§ **Supplied information**:

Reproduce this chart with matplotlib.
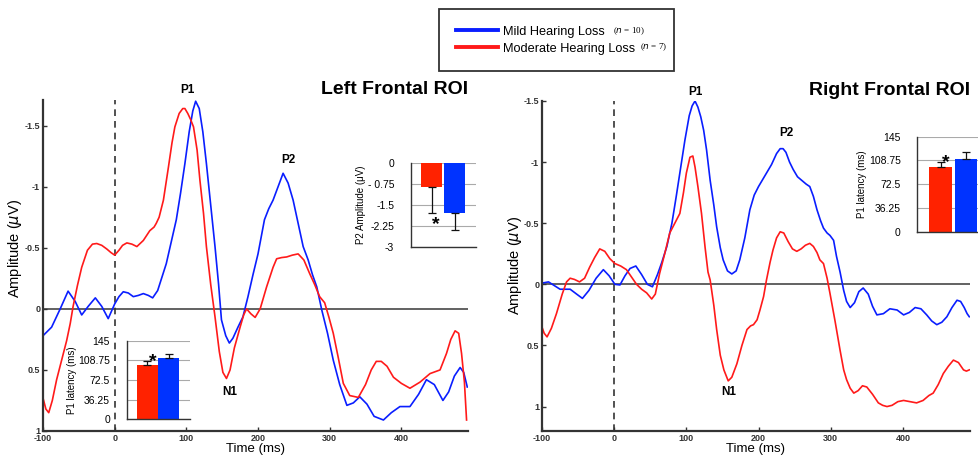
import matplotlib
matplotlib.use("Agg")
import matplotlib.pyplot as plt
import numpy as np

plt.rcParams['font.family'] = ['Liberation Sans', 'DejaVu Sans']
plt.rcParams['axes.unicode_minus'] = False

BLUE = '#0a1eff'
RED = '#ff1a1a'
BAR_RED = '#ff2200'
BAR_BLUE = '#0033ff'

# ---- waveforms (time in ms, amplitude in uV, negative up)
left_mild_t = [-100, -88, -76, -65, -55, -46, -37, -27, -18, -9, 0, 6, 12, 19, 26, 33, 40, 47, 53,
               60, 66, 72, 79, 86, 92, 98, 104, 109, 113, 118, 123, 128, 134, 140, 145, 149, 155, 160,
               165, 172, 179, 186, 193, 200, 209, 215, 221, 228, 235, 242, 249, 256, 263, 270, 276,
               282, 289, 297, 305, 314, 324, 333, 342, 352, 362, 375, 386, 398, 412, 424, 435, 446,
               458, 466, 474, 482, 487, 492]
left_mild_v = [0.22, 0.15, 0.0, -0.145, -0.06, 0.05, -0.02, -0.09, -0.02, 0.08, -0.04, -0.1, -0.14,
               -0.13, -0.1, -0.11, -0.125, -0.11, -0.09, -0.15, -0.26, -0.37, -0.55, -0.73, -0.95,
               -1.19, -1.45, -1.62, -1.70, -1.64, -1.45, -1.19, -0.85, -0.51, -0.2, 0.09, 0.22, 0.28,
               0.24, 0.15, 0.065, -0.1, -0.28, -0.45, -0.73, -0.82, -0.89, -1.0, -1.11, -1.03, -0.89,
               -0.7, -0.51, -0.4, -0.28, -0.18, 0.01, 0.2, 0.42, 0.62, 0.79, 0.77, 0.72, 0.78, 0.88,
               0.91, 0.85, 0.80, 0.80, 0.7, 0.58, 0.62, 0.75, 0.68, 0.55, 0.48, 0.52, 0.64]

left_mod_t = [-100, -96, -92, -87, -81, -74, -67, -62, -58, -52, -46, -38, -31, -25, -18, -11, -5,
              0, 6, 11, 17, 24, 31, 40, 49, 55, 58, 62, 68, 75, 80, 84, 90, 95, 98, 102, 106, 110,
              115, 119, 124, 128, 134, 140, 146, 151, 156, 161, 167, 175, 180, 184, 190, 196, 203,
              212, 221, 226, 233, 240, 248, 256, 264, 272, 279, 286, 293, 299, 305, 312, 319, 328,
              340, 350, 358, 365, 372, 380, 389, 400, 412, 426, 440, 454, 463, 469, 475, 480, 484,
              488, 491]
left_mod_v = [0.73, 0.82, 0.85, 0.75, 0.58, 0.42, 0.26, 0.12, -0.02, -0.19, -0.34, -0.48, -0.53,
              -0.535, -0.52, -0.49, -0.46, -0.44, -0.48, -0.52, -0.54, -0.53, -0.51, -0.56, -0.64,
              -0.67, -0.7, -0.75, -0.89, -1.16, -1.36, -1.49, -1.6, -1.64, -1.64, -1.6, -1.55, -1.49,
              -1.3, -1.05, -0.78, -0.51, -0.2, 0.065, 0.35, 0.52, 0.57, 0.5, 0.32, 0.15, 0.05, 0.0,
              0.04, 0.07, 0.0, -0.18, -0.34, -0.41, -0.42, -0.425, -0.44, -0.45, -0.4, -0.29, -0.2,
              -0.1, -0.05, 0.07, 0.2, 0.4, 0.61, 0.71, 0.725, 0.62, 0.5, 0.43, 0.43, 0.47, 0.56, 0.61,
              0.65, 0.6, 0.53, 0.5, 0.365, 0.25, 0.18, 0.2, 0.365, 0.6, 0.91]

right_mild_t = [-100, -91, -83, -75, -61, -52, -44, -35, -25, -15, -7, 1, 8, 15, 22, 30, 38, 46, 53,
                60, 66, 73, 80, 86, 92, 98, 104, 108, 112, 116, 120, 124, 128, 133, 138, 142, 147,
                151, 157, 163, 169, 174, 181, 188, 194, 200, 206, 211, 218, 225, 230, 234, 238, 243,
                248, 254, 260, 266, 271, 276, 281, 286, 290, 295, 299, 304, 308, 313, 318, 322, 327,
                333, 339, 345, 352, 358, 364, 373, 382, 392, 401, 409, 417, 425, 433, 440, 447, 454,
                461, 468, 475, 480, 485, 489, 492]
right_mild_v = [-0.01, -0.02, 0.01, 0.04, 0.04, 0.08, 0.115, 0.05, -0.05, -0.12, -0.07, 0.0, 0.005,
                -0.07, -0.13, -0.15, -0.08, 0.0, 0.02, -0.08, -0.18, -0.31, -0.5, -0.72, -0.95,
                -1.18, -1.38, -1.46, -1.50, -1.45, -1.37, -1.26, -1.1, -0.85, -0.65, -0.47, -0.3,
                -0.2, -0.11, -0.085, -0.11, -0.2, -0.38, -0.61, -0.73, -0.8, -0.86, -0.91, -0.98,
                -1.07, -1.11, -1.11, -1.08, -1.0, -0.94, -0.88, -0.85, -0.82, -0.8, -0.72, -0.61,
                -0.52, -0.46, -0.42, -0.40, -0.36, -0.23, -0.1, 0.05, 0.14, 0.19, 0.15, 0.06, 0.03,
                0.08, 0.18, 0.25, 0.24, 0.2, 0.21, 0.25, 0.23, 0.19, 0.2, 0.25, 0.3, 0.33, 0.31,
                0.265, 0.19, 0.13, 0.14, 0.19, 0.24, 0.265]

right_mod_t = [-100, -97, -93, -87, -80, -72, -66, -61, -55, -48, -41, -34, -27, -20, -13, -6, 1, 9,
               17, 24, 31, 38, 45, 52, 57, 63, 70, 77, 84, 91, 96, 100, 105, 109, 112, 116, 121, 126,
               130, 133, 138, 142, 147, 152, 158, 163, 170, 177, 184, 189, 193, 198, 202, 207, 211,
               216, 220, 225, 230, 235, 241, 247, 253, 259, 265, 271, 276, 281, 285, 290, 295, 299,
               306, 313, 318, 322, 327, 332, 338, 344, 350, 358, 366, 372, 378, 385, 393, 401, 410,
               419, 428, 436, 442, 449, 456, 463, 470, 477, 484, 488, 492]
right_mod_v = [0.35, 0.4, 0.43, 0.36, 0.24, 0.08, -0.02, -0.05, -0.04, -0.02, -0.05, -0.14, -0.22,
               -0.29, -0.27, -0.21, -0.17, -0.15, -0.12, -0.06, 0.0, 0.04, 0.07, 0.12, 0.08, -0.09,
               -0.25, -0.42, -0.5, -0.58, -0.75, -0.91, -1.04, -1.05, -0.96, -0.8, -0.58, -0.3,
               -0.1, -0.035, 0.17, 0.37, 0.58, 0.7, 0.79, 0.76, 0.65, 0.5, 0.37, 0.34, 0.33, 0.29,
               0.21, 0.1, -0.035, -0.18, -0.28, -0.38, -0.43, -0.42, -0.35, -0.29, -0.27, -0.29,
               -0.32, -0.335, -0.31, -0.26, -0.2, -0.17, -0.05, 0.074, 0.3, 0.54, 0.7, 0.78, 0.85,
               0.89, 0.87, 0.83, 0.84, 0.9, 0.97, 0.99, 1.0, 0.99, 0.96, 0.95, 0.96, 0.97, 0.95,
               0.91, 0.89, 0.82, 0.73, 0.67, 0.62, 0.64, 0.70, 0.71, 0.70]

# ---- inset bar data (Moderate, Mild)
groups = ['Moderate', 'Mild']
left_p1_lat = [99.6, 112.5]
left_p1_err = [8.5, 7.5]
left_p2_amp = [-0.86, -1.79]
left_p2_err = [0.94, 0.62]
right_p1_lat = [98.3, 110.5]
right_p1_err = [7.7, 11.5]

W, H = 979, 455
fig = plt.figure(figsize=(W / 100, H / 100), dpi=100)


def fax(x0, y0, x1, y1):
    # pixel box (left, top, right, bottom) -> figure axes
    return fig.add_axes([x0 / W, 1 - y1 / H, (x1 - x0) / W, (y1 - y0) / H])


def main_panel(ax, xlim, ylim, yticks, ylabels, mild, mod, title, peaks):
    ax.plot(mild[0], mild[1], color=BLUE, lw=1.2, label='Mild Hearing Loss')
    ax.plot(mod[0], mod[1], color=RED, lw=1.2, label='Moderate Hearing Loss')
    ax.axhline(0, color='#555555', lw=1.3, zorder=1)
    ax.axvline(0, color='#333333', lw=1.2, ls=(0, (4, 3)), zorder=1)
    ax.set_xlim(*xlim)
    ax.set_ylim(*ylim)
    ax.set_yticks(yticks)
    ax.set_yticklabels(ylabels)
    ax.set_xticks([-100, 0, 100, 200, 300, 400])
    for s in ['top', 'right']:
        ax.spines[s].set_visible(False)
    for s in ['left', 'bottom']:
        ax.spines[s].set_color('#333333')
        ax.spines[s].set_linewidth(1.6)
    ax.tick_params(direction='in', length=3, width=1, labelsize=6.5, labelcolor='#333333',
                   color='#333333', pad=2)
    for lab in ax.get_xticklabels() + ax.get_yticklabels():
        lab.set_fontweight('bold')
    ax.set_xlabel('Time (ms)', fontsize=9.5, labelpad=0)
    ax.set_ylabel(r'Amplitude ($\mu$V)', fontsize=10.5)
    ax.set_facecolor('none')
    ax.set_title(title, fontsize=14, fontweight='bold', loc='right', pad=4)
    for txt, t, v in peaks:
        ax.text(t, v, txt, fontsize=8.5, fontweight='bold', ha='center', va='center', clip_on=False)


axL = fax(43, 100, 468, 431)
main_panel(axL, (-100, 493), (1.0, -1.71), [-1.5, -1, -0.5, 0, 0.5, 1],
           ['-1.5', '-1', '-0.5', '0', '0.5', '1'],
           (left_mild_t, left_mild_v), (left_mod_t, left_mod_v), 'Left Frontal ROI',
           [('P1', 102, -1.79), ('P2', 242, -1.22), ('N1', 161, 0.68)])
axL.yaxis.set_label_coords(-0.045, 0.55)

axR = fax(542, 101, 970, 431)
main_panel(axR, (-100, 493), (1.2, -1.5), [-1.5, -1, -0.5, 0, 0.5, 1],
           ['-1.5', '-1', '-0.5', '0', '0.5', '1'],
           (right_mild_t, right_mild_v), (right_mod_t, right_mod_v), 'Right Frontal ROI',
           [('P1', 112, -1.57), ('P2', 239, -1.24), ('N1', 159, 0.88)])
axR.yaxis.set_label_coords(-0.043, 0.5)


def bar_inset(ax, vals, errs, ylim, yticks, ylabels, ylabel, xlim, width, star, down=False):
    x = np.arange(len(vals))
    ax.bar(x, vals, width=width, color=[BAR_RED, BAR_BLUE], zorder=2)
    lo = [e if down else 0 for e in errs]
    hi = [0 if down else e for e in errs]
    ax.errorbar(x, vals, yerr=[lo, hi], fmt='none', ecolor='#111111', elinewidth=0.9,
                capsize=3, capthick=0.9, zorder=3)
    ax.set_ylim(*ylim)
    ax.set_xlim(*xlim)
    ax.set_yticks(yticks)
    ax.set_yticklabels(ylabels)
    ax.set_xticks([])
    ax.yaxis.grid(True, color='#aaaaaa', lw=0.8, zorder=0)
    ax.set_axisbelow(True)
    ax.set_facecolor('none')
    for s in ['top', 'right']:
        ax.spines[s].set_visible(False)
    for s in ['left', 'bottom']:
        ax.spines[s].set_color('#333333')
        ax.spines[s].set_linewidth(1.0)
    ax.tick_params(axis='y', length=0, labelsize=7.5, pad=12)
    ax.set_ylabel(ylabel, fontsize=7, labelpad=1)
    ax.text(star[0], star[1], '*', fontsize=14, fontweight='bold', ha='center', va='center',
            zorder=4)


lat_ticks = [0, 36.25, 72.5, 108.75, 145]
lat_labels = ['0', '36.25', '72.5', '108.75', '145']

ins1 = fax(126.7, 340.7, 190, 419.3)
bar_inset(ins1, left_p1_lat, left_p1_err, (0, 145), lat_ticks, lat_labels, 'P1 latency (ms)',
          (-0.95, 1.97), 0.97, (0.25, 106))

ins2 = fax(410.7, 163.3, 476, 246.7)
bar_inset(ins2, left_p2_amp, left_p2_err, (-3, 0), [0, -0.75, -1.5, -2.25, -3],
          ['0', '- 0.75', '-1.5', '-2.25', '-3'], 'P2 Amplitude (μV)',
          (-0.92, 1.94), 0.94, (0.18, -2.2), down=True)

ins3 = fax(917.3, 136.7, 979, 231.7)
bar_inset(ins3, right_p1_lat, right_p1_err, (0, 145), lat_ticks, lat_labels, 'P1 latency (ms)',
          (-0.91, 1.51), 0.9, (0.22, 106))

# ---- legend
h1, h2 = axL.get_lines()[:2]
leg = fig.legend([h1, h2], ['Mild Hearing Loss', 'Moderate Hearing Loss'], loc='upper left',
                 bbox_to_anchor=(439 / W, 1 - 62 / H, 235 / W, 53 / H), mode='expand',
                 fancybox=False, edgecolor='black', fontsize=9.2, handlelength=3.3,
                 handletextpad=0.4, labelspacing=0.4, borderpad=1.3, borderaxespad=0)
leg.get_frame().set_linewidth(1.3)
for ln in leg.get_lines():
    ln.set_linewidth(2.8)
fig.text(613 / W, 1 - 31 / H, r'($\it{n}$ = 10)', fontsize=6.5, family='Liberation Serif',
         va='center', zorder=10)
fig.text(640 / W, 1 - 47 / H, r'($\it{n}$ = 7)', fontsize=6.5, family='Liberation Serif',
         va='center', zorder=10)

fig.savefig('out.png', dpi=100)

§ **Exercise task**: Pictures are excluded: retype only the lines from the beginning of the listing above through the line with "BAR_BLUE = '#0033ff'", both included.

§ **Solution**:
Reproduce this chart with matplotlib.
import matplotlib
matplotlib.use("Agg")
import matplotlib.pyplot as plt
import numpy as np

plt.rcParams['font.family'] = ['Liberation Sans', 'DejaVu Sans']
plt.rcParams['axes.unicode_minus'] = False

BLUE = '#0a1eff'
RED = '#ff1a1a'
BAR_RED = '#ff2200'
BAR_BLUE = '#0033ff'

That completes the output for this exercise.